With 2025 shaping up to be a year of significant global tension, safe-haven demand for gold is expected to surge. Investors seeking to protect their portfolios can use Bullion Hunters to find the most competitive prices on gold coins and gold bars from trusted online retailers.
New U.S. Policies and the Effect on Gold Prices
The inauguration of President-elect Donald Trump in January 2025 brings a new wave of economic policies that could influence gold prices. Proposed tariffs on imports, increased infrastructure spending, and fiscal stimulus packages are expected to drive inflation higher. A rising inflationary environment strengthens gold’s role as an inflation hedge, further boosting demand.

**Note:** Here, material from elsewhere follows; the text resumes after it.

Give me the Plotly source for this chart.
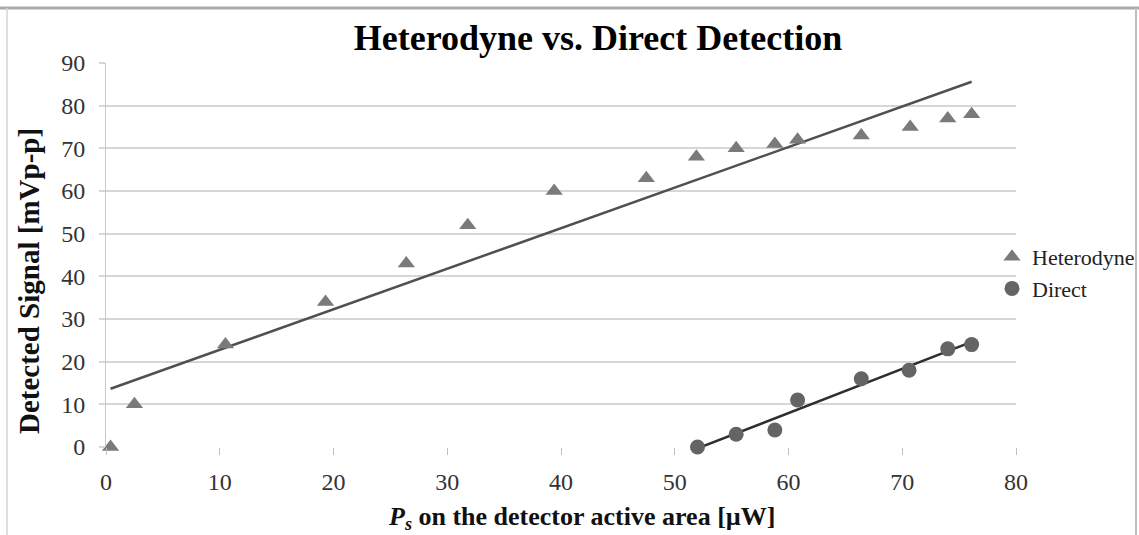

In addition, potential trade tensions and uncertainties around monetary policies could inject further volatility into global markets, creating favorable conditions for gold to thrive. Investors can track gold price fluctuations and compare products through Bullion Hunters to stay ahead of market shifts.
Gold Supply Challenges: Limited Output Boosts Prices
Global gold mining supply faces ongoing constraints, with rising extraction costs, stricter regulations, and environmental concerns impacting production. Declining gold yields and fewer major discoveries are tightening the market’s physical supply, placing upward pressure on gold prices.
Should this supply-demand imbalance persist, gold prices could climb significantly, especially in a year marked by inflation and economic uncertainty. This makes gold bullion a key asset for any diversified portfolio.
Conclusion: Will Gold Hit $3,000 in 2025?
The potential for gold to reach $3,000 an ounce in 2025 is underpinned by persistent inflation, central bank demand, geopolitical instability, and supply challenges. Combined with the impact of new U.S. policies and a weakening U.S. dollar, these factors create a bullish outlook for gold investors.